**Exercise objective:**
Tally the lines of the data that include the word "this" and state the total, nothing else.

**Recorded information:**
════════
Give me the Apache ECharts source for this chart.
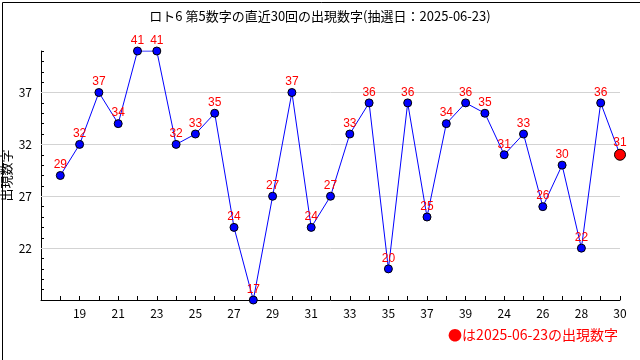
════════
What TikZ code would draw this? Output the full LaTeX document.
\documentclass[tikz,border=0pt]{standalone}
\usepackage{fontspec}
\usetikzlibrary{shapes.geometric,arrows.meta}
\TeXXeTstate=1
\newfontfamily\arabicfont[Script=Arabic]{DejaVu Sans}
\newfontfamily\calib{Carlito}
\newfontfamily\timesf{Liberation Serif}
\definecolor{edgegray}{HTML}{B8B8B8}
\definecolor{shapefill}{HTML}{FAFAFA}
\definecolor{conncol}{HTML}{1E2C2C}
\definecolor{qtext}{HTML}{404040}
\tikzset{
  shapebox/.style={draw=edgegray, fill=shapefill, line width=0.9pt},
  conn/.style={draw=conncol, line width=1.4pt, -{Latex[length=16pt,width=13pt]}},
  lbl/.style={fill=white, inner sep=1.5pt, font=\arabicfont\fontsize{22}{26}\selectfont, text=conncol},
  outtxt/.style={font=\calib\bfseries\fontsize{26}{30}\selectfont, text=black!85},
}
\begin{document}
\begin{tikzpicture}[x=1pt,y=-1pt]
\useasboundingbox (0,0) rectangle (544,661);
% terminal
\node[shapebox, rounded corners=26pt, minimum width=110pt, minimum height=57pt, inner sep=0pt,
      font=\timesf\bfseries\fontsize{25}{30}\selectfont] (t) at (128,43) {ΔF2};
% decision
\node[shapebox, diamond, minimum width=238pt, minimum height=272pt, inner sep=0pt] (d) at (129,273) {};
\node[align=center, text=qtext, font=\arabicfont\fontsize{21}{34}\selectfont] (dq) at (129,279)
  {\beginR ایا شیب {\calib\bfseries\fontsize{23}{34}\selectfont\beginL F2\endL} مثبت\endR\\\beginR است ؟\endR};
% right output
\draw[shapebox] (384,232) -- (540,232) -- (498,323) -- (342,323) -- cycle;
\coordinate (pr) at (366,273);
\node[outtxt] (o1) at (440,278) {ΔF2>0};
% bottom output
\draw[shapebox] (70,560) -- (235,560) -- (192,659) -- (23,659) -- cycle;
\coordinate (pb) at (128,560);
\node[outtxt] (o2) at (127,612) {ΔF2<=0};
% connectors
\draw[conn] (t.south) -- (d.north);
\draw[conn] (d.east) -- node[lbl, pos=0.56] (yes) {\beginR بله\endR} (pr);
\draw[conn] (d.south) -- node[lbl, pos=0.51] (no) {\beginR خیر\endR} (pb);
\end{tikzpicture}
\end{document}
════════
**Output below:**
2